Travis established himself on the London jazz circuit after joining pianist Reg Powell’s Trio at the Pickwick Club, a fashionable haunt frequented by film and music business royalty. The trio backed singer Jon Hendricks, which led to the likes of Roland Kirk, Annie Ross and Percy Heath sitting in.
Travis went on to establish himself at Ronnie Scott’s Old Place, then the playground of a new wave of jazz players, including the likes of Mike Westbrook, John Surman, Keith Tippett and Chris McGregor. Travis joined the London Jazz Four, with pianist Mike McNaught, bassist Brian Moore, and flute and sax player Jim Philip. The band recorded two albums, including The Elizabethan Songbook (1969).
The LJ4 morphed into progressive rock band Atlantic Bridge, and, with Daryl Runswick on bass, released a self-titled album in 1970. The same year, Travis, McNaught and Runswick joined trumpeter and flugel horn player Henry Lowther to record Lowther’s Child Song album, a classic of its era.
In 1972, Travis joined Gilgamesh, after being recommended to keyboardist Alan Gowen by percussionist Jamie Muir, with whom Travis had played with in Edinburgh, and who was departing Gowen’s band to join King Crimson. Gilgamesh lasted three years and one studio album. During a double quartet gig with Hatfield and the North, Travis was spotted by bassist Hugh Hopper, who recommended him to Japanese percussionist Stomu Yamash’ta for his band, East Wind.
Travis also joined Hopper’s band, appearing on Monster Band (1974, released 1979) and Hopper Tunity Box (1976). Travis was co-credited alongside Hopper on North and South (2014), a recording of a 1995 Aberdeen show that made up volume three of a ten CD box set of unreleased work by Hopper.
Travis moved back to Scotland in 1978, and briefly joined Cado Belle, featuring singer Maggie Reilly, for a tour of Ireland. Travis worked tirelessly on the central belt jazz circuit, becoming one of the go-to drummers for the Platform Jazz organisation, who brought international jazz stars to Scotland.
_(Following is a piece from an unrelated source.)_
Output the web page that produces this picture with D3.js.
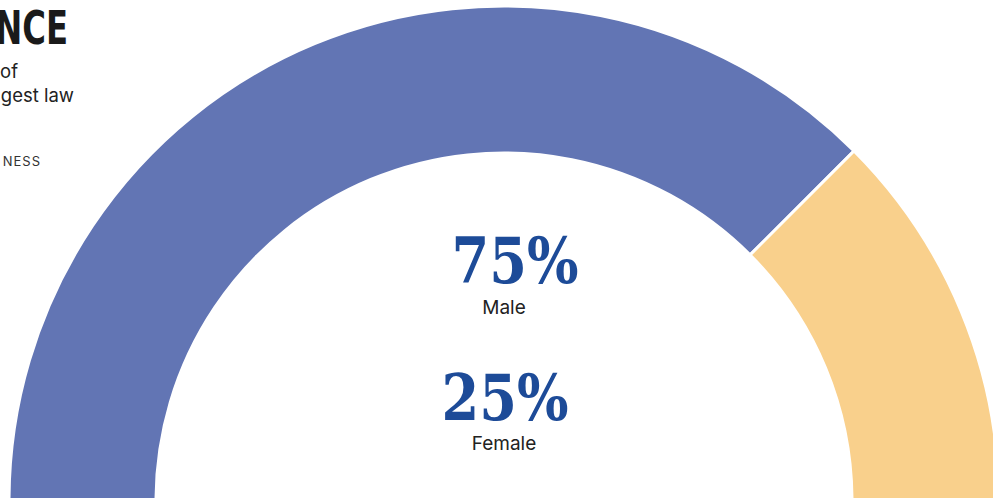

Travis duly played with American sax and flute player James Moody, trumpeter Art Farmer, guitarist Charlie Byrd and many others.
Around 1981, Travis became involved in Scotland’s burgeoning political musical theatre scene, which often featured live soundtracks that fused Scottish traditional music and contemporary rock with popular theatre forms. Travis was a natural fit, and with Wildcat became an actor musician in shows such as Confessin’ the Blues, Hot Burlesque, 1984, and A Bunch of Fives. After The Beggar’s Opera at the Lyceum, Travis provided music for 13 of the theatre’s Christmas shows, also providing live sound effects from an array of percussion instruments.
With Wildcat composer David McNiven, Travis played drums and percussion on assorted BBC Scotland Comedy Unit shows, including A Kick Up the Eighties (1981), City Lights (1984-91), Naked Video (1986) and Rab C. Nesbitt (1988-2011).
On the traditional music scene, he played with Clan Alba, Caledon and Ceolbeg, and on albums by clarsach player Savourna Stevenson, composer Edward McGuire and former Ossian harpist Billy Jackson. Travis also played with Michael Marra and Glasgow Improvisers’ Orchestra. In 1996, Mike Travis’ EH15 released its sole album, The View From Where.
In 2006, Travis and his wife Wendy moved to France, where they lived until 2015, when they returned to Scotland. They briefly lived in Edinburgh before settling in Duns in the Scottish Borders for the remainder of Travis’ rich and colourful life.
Travis is survived by Wendy, their daughter Rebecca, their son Dan, and his brothers, Chris and Des.